Мы выносим из детства массу всевозможных наставлений о том, какого рода человеком должен быть наш будущий супруг. Со всей неизбежностью он оказывается не таким. Бывают моменты, когда в раздражении и злобе на супругов мы говорим:
"Родители были правы".
Сэм рассказывает о своей женитьбе на Карен. "Отец предупреждал меня о ней. Он говорил, что она никогда не повзрослеет настолько, чтобы сделаться мне хорошей женой. Он считал её эгоисткой и совершенно мне не парой.
Он пытался меня отговорить, мол, я ещё слишком юный, чтобы любить по-настоящему.
– Можешь спать с ней, если хочешь, – сказал он, – но я не думаю, что тебе надо на ней жениться.
Такой образчик жизненной мудрости показался мне довольно пошлым. Я даже рассмеялся. Вот наконец папа говорит со мной о сексе, и это все, что он имеет мне сказать.

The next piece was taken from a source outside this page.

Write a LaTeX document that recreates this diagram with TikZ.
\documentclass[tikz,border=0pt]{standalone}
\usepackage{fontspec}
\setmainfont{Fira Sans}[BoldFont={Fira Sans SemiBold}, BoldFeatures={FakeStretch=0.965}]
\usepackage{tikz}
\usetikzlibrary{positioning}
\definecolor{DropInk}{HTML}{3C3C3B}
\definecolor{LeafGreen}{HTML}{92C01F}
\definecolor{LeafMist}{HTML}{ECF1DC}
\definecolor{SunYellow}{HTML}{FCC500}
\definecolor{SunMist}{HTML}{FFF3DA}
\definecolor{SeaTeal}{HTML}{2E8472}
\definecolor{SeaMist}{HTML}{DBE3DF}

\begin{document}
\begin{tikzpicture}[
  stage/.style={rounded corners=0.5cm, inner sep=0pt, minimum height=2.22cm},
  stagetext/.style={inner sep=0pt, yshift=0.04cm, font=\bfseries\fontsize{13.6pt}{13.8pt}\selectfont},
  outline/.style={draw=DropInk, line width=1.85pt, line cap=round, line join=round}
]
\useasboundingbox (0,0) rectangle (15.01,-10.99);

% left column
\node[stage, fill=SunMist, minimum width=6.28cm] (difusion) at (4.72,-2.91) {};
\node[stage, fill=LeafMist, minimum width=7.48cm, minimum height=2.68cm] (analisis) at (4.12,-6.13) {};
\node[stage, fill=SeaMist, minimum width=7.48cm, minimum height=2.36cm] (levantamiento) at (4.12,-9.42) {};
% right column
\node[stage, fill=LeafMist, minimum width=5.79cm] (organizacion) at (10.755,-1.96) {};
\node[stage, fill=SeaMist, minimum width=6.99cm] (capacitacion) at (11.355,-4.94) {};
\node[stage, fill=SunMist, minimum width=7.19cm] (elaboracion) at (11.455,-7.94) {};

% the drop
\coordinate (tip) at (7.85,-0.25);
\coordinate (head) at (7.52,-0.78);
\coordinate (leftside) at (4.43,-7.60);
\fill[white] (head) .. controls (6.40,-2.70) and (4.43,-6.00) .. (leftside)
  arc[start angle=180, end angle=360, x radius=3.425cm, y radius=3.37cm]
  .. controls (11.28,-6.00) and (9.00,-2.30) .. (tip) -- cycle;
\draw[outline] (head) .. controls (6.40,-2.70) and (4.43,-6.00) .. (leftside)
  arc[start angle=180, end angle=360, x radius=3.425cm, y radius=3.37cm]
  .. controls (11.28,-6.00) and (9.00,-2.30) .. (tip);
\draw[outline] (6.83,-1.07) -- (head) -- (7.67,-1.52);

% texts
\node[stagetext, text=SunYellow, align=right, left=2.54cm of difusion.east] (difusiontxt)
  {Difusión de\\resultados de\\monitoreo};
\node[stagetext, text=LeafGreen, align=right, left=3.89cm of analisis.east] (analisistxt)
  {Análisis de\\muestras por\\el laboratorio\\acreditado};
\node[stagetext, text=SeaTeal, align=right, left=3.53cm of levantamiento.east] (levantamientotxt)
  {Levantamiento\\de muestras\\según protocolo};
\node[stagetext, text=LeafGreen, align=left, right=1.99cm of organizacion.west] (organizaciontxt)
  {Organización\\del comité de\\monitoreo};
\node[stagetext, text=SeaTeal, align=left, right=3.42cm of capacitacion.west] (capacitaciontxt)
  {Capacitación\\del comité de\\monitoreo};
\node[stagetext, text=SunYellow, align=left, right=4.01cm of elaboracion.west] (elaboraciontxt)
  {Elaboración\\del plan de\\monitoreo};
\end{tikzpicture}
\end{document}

Сэм и Карен поженились, и пять лет спустя Сэм заключает: "Я начинаю думать, что отец был прав – она-таки эгоистка. Она тратит все свои деньги на шмотки, а мы вроде договорились откладывать её зарплату на будущее. Она всегда жалуется, хочет почаще выезжать. Пусть и думать забудет! Если я не скоплю денег, то – кто?
Из нас двоих именно Карен хотела детей. А как только дети рождались, она спешила вернуться на работу. Она ждёт, чтобы я оставался с ними дома, когда они болеют, – боится потерять место.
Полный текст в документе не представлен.